• _Set task_: Wherever "this" appears in a line, copy that line.

=== Supplied information ===

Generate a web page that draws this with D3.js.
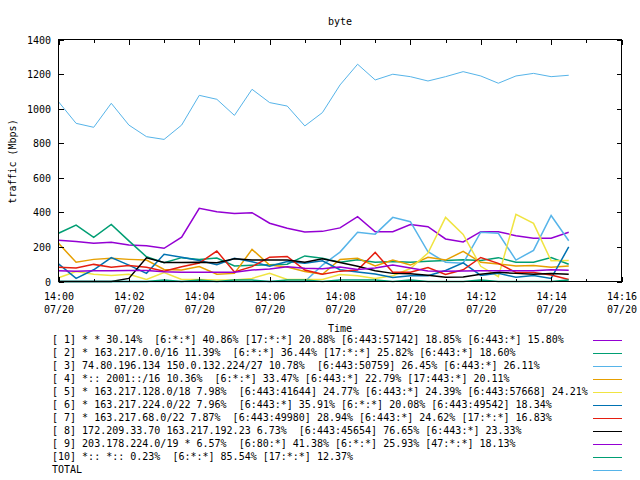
<!DOCTYPE html>
<html><head><meta charset="utf-8">
<script src="https://cdn.jsdelivr.net/npm/d3@7"></script>
<style>
body{margin:0;background:#fff}
svg{display:block}
text{font-family:"DejaVu Sans Mono",monospace;font-size:10px;fill:#000}
</style>
</head><body>
<svg id="c" width="640" height="480"></svg>
<script>
const times = ["14:00:00","14:00:30","14:01:00","14:01:30","14:02:00","14:02:30","14:03:00","14:03:30","14:04:00","14:04:30",
  "14:05:00","14:05:30","14:06:00","14:06:30","14:07:00","14:07:30","14:08:00","14:08:30","14:09:00","14:09:30",
  "14:10:00","14:10:30","14:11:00","14:11:30","14:12:00","14:12:30","14:13:00","14:13:30","14:14:00","14:14:30"];
const day = "2023-07-20";

const s1  = [238,232,221,227,211,207,192,256,423,404,394,398,337,308,286,290,310,375,288,288,329,317,246,229,288,288,265,250,250,285];
const s2  = [279,326,256,330,235,143,108,138,128,136,90,94,97,100,148,134,112,126,112,116,111,117,121,126,122,138,111,111,139,100];
const s3  = [0,0,0,0,0,0,0,0,0,0,0,0,0,0,0,95,170,285,274,371,346,172,112,106,285,279,124,180,382,236];
const s4  = [221,111,128,134,128,124,70,66,86,42,47,186,95,84,58,42,127,134,90,124,95,140,124,174,111,101,90,93,82,90];
const s5  = [22,58,42,35,42,12,52,12,12,9,9,18,47,12,12,12,41,33,18,33,75,165,371,272,88,28,388,336,120,122];
const s6  = [102,18,68,138,95,47,157,140,122,97,134,114,88,116,106,120,68,55,44,23,33,33,64,108,35,47,24,34,18,200];
const s7  = [82,78,99,82,93,82,59,85,107,176,55,86,141,145,66,42,60,66,168,53,53,81,41,68,139,105,52,52,38,11];
const s8  = [0,0,0,0,18,137,110,110,112,108,131,124,124,124,112,132,110,88,62,47,45,36,24,26,42,53,47,42,47,42];
const s9  = [62,60,62,62,64,64,56,53,53,53,53,66,72,85,76,74,84,70,78,96,78,61,60,61,62,62,62,62,68,65];
const s10 = [0,0,0,0,0,0,8,0,8,0,8,8,0,8,8,0,8,8,8,0,8,0,0,0,8,0,0,0,0,8];
const total = [1040,915,892,1031,905,838,822,905,1077,1054,961,1112,1035,1015,900,977,1137,1257,1166,1199,1185,1160,1185,1214,1189,1147,1189,1204,1185,1193];

const seriesNames = [
  "[ 1] * * 30.14%  [6:*:*] 40.86% [17:*:*] 20.88% [6:443:57142] 18.85% [6:443:*] 15.80%",
  "[ 2] * 163.217.0.0/16 11.39%  [6:*:*] 36.44% [17:*:*] 25.82% [6:443:*] 18.60%",
  "[ 3] 74.80.196.134 150.0.132.224/27 10.78%  [6:443:50759] 26.45% [6:443:*] 26.11%",
  "[ 4] *:: 2001::/16 10.36%  [6:*:*] 33.47% [6:443:*] 22.79% [17:443:*] 20.11%",
  "[ 5] * 163.217.128.0/18 7.98%  [6:443:41644] 24.77% [6:443:*] 24.39% [6:443:57668] 24.21%",
  "[ 6] * 163.217.224.0/22 7.96%  [6:443:*] 35.91% [6:*:*] 20.08% [6:443:49542] 18.34%",
  "[ 7] * 163.217.68.0/22 7.87%  [6:443:49980] 28.94% [6:443:*] 24.62% [17:*:*] 16.83%",
  "[ 8] 172.209.33.70 163.217.192.23 6.73%  [6:443:45654] 76.65% [6:443:*] 23.33%",
  "[ 9] 203.178.224.0/19 * 6.57%  [6:80:*] 41.38% [6:*:*] 25.93% [47:*:*] 18.13%",
  "[10] *:: *:: 0.23%  [6:*:*] 85.54% [17:*:*] 12.37%",
  "TOTAL"
];
const seriesColors = ["#9400d3","#009e73","#56b4e9","#e69f00","#f0e442","#0072b2","#e51e10","#000000","#9400d3","#009e73","#56b4e9"];
const seriesWidths = [1.5,1.5,1.5,1.5,1.5,1.5,1.5,1.5,1.5,1.5,1];
const yTicks = [0,200,400,600,800,1000,1200,1400];
const xStart = "14:00:00", xEnd = "14:16:00";
const titleText = "byte", xLabel = "Time", yLabel = "traffic (Mbps)";

const allSeries = [s1,s2,s3,s4,s5,s6,s7,s8,s9,s10,total];
const parse = d3.timeParse("%Y-%m-%d %H:%M:%S");
const dates = times.map(t => parse(day + " " + t));

const L = 58.5, R = 621.5, T = 39.5, B = 281.5;
const x = d3.scaleTime().domain([parse(day+" "+xStart), parse(day+" "+xEnd)]).range([L, R]);
const y = d3.scaleLinear().domain([0, 1400]).range([B, T]);

const svg = d3.select("#c");

// series
const line = d3.line().x((d,i) => x(dates[i])).y(d => y(d));
const g = svg.append("g");
allSeries.forEach((s, k) => {
  g.append("path").datum(s).attr("d", line)
    .attr("fill","none").attr("stroke", seriesColors[k])
    .attr("stroke-width", seriesWidths[k]).attr("stroke-linejoin","miter");
});

// border
svg.append("rect").attr("x", L).attr("y", T).attr("width", R-L).attr("height", B-T)
  .attr("fill","none").attr("stroke","#000").attr("stroke-width",1).attr("shape-rendering","crispEdges");

const majors = d3.timeMinute.every(2).range(x.domain()[0], d3.timeMinute.offset(x.domain()[1],1));
const minors = d3.timeMinute.every(1).range(x.domain()[0], d3.timeMinute.offset(x.domain()[1],1)).filter(d => d.getMinutes()%2===1);

function styleAxis(sel){
  sel.select(".domain").remove();
  sel.selectAll("line").attr("stroke","#000").attr("shape-rendering","crispEdges");
}
// bottom major with labels
const bx = svg.append("g").attr("transform",`translate(0,${B})`)
  .call(d3.axisBottom(x).tickValues(majors).tickSizeInner(-5).tickSizeOuter(0).tickFormat(d3.timeFormat("%H:%M")));
styleAxis(bx);
bx.selectAll("text").each(function(d){
  const t = d3.select(this);
  t.text(null).attr("y", null).attr("dy", null).attr("fill","#000")
   .attr("font-family","DejaVu Sans Mono").attr("font-size",10);
  t.append("tspan").attr("x",0).attr("y", 300 - B).text(d3.timeFormat("%H:%M")(d));
  t.append("tspan").attr("x",0).attr("y", 313 - B).text(d3.timeFormat("%m/%d")(d));
});
svg.append("g").attr("transform",`translate(0,${B})`)
  .call(d3.axisBottom(x).tickValues(minors).tickSizeInner(-3).tickSizeOuter(0).tickFormat(""))
  .call(styleAxis);
// top mirror
svg.append("g").attr("transform",`translate(0,${T})`)
  .call(d3.axisTop(x).tickValues(majors).tickSizeInner(-5).tickSizeOuter(0).tickFormat(""))
  .call(styleAxis);
svg.append("g").attr("transform",`translate(0,${T})`)
  .call(d3.axisTop(x).tickValues(minors).tickSizeInner(-3).tickSizeOuter(0).tickFormat(""))
  .call(styleAxis);
// left y
const ly = svg.append("g").attr("transform",`translate(${L},0)`)
  .call(d3.axisLeft(y).tickValues(yTicks).tickSizeInner(-5).tickSizeOuter(0).tickPadding(7).tickFormat(d3.format("d")));
styleAxis(ly);
ly.selectAll("text").attr("x", 51 - L).attr("dy", null).attr("y", 3.5)
  .attr("font-family","DejaVu Sans Mono").attr("font-size",10).attr("fill","#000");
// right mirror
svg.append("g").attr("transform",`translate(${R},0)`)
  .call(d3.axisRight(y).tickValues(yTicks).tickSizeInner(-5).tickSizeOuter(0).tickFormat(""))
  .call(styleAxis);

// titles
svg.append("text").attr("x", 340).attr("y", 25).attr("text-anchor","middle").text(titleText);
svg.append("text").attr("x", 340).attr("y", 332).attr("text-anchor","middle").text(xLabel);
svg.append("text").attr("transform","translate(15.5,161.5) rotate(-90)").attr("text-anchor","middle").text(yLabel);

// legend
const lg = svg.append("g");
seriesNames.forEach((name, k) => {
  const cy = 340 + 13*k;
  lg.append("text").attr("x", 52).attr("y", cy + 3.2).style("white-space","pre").text(name);
  lg.append("line").attr("x1", 593).attr("x2", 622).attr("y1", cy + 0.5).attr("y2", cy + 0.5)
    .attr("stroke", seriesColors[k]).attr("stroke-width", 1).attr("shape-rendering","crispEdges");
});
</script>
</body></html>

===

• _Exercise output_:
Generate a web page that draws this with D3.js.
  const t = d3.select(this);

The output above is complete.